What the task asks. In the records below, find the line that contains "Emit a LaTeX" and the line that contains "(c1) at (90,397)". Set down exactly those lines and every line between them, and nothing more.

Stored rows.
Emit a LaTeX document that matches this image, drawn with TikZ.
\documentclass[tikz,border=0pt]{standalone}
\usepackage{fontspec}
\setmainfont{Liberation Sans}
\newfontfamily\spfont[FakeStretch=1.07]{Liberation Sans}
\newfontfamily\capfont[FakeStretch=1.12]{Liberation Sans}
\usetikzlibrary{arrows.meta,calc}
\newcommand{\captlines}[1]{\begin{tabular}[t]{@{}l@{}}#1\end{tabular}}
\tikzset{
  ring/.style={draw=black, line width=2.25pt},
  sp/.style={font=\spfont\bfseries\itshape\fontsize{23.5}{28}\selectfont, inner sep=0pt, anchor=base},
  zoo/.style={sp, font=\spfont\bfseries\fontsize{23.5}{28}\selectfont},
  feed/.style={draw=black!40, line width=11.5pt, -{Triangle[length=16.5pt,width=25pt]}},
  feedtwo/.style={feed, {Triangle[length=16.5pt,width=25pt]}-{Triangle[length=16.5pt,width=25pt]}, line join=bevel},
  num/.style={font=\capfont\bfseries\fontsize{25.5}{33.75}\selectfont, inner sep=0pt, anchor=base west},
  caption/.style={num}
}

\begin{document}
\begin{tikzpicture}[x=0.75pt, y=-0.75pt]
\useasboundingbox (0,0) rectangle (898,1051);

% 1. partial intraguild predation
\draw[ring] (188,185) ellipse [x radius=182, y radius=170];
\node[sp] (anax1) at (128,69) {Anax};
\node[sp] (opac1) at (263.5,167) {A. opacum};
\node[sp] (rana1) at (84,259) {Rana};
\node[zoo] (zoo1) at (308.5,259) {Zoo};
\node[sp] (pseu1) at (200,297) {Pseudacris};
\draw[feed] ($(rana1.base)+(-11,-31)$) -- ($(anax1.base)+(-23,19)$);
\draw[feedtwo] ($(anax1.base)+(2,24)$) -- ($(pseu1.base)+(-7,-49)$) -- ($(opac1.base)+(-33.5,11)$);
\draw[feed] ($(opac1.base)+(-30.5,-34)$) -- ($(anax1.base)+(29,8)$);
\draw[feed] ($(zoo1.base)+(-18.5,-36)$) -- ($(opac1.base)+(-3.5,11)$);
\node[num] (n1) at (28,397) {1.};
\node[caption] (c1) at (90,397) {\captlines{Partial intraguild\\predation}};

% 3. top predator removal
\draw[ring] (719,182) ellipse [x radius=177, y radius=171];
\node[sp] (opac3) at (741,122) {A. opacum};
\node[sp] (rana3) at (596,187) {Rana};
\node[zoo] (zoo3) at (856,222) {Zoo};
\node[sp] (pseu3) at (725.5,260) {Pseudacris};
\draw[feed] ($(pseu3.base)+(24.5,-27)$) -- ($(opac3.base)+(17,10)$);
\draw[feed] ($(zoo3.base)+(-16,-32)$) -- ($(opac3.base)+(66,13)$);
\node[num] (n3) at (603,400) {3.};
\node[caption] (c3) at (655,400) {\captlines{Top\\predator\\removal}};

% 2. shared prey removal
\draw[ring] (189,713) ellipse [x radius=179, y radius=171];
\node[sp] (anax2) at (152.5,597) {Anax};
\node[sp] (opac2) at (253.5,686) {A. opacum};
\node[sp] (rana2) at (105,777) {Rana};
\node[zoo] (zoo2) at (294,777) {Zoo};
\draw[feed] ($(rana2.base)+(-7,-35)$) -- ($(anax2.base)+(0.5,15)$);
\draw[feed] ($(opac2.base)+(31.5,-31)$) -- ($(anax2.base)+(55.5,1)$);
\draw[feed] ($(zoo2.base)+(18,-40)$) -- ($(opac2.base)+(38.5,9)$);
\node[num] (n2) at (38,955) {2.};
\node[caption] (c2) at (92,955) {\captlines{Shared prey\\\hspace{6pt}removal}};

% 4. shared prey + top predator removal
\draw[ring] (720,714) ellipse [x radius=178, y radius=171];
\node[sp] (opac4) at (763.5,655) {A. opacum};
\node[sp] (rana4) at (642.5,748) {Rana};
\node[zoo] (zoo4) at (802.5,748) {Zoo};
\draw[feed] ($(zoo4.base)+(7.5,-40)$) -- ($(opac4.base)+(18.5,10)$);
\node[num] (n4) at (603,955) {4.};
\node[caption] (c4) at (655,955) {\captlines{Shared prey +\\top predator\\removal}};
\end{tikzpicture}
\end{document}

==

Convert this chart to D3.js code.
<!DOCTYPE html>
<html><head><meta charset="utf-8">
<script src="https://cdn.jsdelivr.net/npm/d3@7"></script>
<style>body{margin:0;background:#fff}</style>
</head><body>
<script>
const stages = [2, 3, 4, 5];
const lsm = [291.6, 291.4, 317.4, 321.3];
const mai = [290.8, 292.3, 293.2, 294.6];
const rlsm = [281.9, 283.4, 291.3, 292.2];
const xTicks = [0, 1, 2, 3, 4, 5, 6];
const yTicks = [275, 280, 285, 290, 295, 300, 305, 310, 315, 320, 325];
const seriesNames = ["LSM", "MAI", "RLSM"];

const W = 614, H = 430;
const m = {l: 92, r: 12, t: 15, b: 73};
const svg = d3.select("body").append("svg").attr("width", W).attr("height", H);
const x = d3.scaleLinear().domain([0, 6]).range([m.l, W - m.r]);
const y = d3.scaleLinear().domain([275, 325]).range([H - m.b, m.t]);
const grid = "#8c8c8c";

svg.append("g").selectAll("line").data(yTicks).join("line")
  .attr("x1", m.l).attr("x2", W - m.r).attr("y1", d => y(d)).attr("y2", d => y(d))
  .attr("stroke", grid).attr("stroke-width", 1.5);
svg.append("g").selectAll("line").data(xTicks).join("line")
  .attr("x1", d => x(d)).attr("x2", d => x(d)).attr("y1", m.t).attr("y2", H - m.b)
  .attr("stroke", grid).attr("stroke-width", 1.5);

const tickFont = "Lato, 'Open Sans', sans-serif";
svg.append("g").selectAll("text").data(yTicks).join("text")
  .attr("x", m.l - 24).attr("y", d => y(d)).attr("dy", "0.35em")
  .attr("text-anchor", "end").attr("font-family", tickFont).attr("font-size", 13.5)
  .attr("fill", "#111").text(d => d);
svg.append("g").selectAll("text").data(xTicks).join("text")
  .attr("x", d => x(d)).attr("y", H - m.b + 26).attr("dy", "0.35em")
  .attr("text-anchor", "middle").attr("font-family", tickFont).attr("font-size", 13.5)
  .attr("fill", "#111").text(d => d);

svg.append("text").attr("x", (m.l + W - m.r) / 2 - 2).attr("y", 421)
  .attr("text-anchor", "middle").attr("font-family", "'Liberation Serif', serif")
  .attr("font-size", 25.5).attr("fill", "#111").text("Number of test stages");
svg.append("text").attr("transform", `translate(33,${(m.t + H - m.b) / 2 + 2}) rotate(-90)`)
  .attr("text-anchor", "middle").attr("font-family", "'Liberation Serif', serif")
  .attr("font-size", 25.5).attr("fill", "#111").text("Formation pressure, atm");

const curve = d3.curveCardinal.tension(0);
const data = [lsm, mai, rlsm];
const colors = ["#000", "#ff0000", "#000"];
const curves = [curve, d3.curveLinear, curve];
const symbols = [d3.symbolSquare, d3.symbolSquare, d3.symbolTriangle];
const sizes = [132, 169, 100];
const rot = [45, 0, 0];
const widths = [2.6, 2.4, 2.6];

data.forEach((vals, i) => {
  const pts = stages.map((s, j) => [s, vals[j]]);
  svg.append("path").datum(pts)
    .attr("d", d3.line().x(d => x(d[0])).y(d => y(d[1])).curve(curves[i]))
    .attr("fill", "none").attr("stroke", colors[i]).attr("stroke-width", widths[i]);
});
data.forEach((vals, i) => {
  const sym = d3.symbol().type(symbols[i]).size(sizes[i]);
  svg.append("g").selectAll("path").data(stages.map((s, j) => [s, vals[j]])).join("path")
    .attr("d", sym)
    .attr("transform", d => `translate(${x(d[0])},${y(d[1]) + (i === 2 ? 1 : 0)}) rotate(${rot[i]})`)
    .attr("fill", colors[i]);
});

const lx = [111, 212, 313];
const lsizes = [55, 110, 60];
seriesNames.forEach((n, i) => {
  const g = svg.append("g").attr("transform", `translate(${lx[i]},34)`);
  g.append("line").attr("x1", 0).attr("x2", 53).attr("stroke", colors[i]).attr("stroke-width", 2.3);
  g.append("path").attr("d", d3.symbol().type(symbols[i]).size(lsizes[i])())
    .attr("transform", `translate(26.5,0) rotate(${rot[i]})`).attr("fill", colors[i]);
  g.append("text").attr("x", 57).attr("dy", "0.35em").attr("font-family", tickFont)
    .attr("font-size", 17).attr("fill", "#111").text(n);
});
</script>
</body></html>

Problem solution.
Emit a LaTeX document that matches this image, drawn with TikZ.
\documentclass[tikz,border=0pt]{standalone}
\usepackage{fontspec}
\setmainfont{Liberation Sans}
\newfontfamily\spfont[FakeStretch=1.07]{Liberation Sans}
\newfontfamily\capfont[FakeStretch=1.12]{Liberation Sans}
\usetikzlibrary{arrows.meta,calc}
\newcommand{\captlines}[1]{\begin{tabular}[t]{@{}l@{}}#1\end{tabular}}
\tikzset{
  ring/.style={draw=black, line width=2.25pt},
  sp/.style={font=\spfont\bfseries\itshape\fontsize{23.5}{28}\selectfont, inner sep=0pt, anchor=base},
  zoo/.style={sp, font=\spfont\bfseries\fontsize{23.5}{28}\selectfont},
  feed/.style={draw=black!40, line width=11.5pt, -{Triangle[length=16.5pt,width=25pt]}},
  feedtwo/.style={feed, {Triangle[length=16.5pt,width=25pt]}-{Triangle[length=16.5pt,width=25pt]}, line join=bevel},
  num/.style={font=\capfont\bfseries\fontsize{25.5}{33.75}\selectfont, inner sep=0pt, anchor=base west},
  caption/.style={num}
}

\begin{document}
\begin{tikzpicture}[x=0.75pt, y=-0.75pt]
\useasboundingbox (0,0) rectangle (898,1051);

% 1. partial intraguild predation
\draw[ring] (188,185) ellipse [x radius=182, y radius=170];
\node[sp] (anax1) at (128,69) {Anax};
\node[sp] (opac1) at (263.5,167) {A. opacum};
\node[sp] (rana1) at (84,259) {Rana};
\node[zoo] (zoo1) at (308.5,259) {Zoo};
\node[sp] (pseu1) at (200,297) {Pseudacris};
\draw[feed] ($(rana1.base)+(-11,-31)$) -- ($(anax1.base)+(-23,19)$);
\draw[feedtwo] ($(anax1.base)+(2,24)$) -- ($(pseu1.base)+(-7,-49)$) -- ($(opac1.base)+(-33.5,11)$);
\draw[feed] ($(opac1.base)+(-30.5,-34)$) -- ($(anax1.base)+(29,8)$);
\draw[feed] ($(zoo1.base)+(-18.5,-36)$) -- ($(opac1.base)+(-3.5,11)$);
\node[num] (n1) at (28,397) {1.};
\node[caption] (c1) at (90,397) {\captlines{Partial intraguild\\predation}};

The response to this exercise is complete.